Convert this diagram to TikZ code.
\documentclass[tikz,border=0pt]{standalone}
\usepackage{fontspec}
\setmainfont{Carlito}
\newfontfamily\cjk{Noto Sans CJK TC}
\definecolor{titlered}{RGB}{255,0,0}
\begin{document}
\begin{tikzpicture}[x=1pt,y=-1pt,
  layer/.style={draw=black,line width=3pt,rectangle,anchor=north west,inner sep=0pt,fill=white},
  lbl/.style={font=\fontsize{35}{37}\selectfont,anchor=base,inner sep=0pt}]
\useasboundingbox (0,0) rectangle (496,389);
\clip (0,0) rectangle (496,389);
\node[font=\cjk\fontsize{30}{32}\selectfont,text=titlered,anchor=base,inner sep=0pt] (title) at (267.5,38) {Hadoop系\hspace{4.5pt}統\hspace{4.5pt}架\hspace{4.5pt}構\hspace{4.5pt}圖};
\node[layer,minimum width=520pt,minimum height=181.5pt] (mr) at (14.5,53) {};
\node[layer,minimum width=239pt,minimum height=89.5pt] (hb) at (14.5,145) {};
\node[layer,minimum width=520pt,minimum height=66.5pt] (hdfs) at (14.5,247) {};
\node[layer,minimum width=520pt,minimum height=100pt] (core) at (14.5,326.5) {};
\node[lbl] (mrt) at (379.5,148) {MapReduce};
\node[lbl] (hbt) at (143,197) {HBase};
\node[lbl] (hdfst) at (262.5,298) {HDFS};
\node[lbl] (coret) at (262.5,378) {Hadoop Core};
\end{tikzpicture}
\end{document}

======

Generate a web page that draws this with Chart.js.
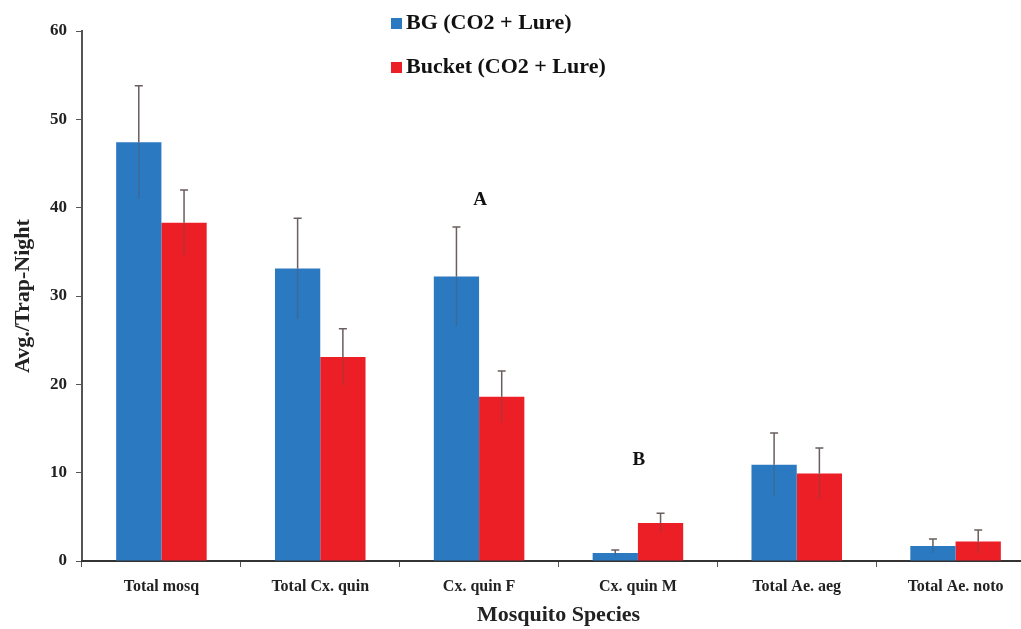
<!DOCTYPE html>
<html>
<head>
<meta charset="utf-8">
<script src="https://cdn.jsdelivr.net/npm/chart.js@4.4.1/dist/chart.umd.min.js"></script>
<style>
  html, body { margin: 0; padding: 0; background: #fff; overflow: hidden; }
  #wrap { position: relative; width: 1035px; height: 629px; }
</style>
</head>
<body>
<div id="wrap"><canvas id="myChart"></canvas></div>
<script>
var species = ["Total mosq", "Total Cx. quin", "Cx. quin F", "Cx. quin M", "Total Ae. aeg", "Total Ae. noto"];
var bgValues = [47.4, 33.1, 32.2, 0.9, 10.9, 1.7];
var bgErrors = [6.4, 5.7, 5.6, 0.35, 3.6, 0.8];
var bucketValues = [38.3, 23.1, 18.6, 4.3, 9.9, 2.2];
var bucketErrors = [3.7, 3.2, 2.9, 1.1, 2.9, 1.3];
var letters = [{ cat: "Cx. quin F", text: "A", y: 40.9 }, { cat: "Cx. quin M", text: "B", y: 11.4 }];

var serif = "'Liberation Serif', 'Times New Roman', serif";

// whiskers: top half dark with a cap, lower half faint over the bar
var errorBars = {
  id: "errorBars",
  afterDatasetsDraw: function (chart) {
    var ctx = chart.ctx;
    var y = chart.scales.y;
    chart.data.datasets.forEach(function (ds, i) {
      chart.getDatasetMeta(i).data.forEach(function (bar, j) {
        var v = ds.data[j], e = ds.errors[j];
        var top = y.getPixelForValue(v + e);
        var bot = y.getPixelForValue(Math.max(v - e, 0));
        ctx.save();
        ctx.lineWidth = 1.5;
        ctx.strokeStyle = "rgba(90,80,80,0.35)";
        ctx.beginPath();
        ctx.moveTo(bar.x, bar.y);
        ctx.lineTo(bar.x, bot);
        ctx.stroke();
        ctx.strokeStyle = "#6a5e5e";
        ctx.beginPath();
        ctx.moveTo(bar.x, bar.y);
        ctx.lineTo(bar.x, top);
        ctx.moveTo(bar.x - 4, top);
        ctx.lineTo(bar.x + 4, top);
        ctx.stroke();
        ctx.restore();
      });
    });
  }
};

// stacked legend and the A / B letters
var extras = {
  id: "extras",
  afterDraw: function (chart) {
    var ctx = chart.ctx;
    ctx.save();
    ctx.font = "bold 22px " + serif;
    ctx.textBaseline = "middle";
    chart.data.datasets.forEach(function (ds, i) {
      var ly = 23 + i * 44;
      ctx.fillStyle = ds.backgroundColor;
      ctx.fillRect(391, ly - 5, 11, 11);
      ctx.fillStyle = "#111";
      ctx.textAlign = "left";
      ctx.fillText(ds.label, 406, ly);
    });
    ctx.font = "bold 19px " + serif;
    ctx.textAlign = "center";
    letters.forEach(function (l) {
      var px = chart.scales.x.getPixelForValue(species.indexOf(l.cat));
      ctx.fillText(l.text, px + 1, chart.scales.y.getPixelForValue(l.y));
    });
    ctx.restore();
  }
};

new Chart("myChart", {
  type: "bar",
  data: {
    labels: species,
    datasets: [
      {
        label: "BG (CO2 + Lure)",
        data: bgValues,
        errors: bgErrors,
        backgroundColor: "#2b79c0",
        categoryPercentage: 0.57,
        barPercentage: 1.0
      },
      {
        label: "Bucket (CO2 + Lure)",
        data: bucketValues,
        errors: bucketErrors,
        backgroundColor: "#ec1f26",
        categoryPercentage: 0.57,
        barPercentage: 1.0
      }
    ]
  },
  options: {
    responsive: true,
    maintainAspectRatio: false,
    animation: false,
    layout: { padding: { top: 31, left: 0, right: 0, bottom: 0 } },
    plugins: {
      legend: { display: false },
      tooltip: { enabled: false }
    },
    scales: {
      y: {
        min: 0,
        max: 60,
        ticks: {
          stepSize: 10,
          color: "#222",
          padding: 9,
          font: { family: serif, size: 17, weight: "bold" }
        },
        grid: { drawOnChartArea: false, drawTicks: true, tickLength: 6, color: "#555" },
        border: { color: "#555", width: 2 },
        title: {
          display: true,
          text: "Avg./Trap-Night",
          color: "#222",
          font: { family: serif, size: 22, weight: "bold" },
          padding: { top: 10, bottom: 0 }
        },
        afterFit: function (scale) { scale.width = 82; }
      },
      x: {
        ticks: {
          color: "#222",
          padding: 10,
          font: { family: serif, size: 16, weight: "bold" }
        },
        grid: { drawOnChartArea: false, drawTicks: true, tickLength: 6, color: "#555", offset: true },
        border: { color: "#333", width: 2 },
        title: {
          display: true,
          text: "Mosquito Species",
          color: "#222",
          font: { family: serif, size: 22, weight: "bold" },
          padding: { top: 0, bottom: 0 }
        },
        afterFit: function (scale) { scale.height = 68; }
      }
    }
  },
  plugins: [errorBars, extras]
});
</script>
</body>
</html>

======

WORK TO DO: Please quote only the span of lines whose first line contains "Generate a web" and whose last line contains "Serif', 'Times New", leaving every picture out.

THE OUTPUT:
Generate a web page that draws this with Chart.js.
<!DOCTYPE html>
<html>
<head>
<meta charset="utf-8">
<script src="https://cdn.jsdelivr.net/npm/chart.js@4.4.1/dist/chart.umd.min.js"></script>
<style>
  html, body { margin: 0; padding: 0; background: #fff; overflow: hidden; }
  #wrap { position: relative; width: 1035px; height: 629px; }
</style>
</head>
<body>
<div id="wrap"><canvas id="myChart"></canvas></div>
<script>
var species = ["Total mosq", "Total Cx. quin", "Cx. quin F", "Cx. quin M", "Total Ae. aeg", "Total Ae. noto"];
var bgValues = [47.4, 33.1, 32.2, 0.9, 10.9, 1.7];
var bgErrors = [6.4, 5.7, 5.6, 0.35, 3.6, 0.8];
var bucketValues = [38.3, 23.1, 18.6, 4.3, 9.9, 2.2];
var bucketErrors = [3.7, 3.2, 2.9, 1.1, 2.9, 1.3];
var letters = [{ cat: "Cx. quin F", text: "A", y: 40.9 }, { cat: "Cx. quin M", text: "B", y: 11.4 }];

var serif = "'Liberation Serif', 'Times New Roman', serif";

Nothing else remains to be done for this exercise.